§ **What you need to do**:
Restate the complete material exactly.

## START

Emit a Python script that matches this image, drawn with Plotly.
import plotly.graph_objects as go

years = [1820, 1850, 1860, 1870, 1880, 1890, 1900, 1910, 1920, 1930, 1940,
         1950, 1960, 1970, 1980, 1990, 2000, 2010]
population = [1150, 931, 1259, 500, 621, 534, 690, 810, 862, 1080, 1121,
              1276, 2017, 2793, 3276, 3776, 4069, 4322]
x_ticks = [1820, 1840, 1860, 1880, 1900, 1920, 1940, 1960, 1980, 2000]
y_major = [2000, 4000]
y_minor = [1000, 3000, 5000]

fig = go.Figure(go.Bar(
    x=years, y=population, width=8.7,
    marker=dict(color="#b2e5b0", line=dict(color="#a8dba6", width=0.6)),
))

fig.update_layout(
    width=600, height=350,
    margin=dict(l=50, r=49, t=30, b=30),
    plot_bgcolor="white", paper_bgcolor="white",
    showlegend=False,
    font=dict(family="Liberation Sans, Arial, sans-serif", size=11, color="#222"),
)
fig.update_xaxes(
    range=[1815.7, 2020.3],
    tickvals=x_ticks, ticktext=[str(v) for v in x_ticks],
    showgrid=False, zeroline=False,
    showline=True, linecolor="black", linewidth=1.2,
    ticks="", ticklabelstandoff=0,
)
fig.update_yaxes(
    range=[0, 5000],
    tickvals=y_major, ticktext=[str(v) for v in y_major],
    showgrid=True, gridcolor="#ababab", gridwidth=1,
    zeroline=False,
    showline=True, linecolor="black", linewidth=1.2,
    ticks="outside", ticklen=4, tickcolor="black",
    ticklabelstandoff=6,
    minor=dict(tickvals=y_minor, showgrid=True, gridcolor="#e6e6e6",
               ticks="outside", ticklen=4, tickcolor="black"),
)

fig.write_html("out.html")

## END

§ **Written response**:
Emit a Python script that matches this image, drawn with Plotly.
import plotly.graph_objects as go

years = [1820, 1850, 1860, 1870, 1880, 1890, 1900, 1910, 1920, 1930, 1940,
         1950, 1960, 1970, 1980, 1990, 2000, 2010]
population = [1150, 931, 1259, 500, 621, 534, 690, 810, 862, 1080, 1121,
              1276, 2017, 2793, 3276, 3776, 4069, 4322]
x_ticks = [1820, 1840, 1860, 1880, 1900, 1920, 1940, 1960, 1980, 2000]
y_major = [2000, 4000]
y_minor = [1000, 3000, 5000]

fig = go.Figure(go.Bar(
    x=years, y=population, width=8.7,
    marker=dict(color="#b2e5b0", line=dict(color="#a8dba6", width=0.6)),
))

fig.update_layout(
    width=600, height=350,
    margin=dict(l=50, r=49, t=30, b=30),
    plot_bgcolor="white", paper_bgcolor="white",
    showlegend=False,
    font=dict(family="Liberation Sans, Arial, sans-serif", size=11, color="#222"),
)
fig.update_xaxes(
    range=[1815.7, 2020.3],
    tickvals=x_ticks, ticktext=[str(v) for v in x_ticks],
    showgrid=False, zeroline=False,
    showline=True, linecolor="black", linewidth=1.2,
    ticks="", ticklabelstandoff=0,
)
fig.update_yaxes(
    range=[0, 5000],
    tickvals=y_major, ticktext=[str(v) for v in y_major],
    showgrid=True, gridcolor="#ababab", gridwidth=1,
    zeroline=False,
    showline=True, linecolor="black", linewidth=1.2,
    ticks="outside", ticklen=4, tickcolor="black",
    ticklabelstandoff=6,
    minor=dict(tickvals=y_minor, showgrid=True, gridcolor="#e6e6e6",
               ticks="outside", ticklen=4, tickcolor="black"),
)

fig.write_html("out.html")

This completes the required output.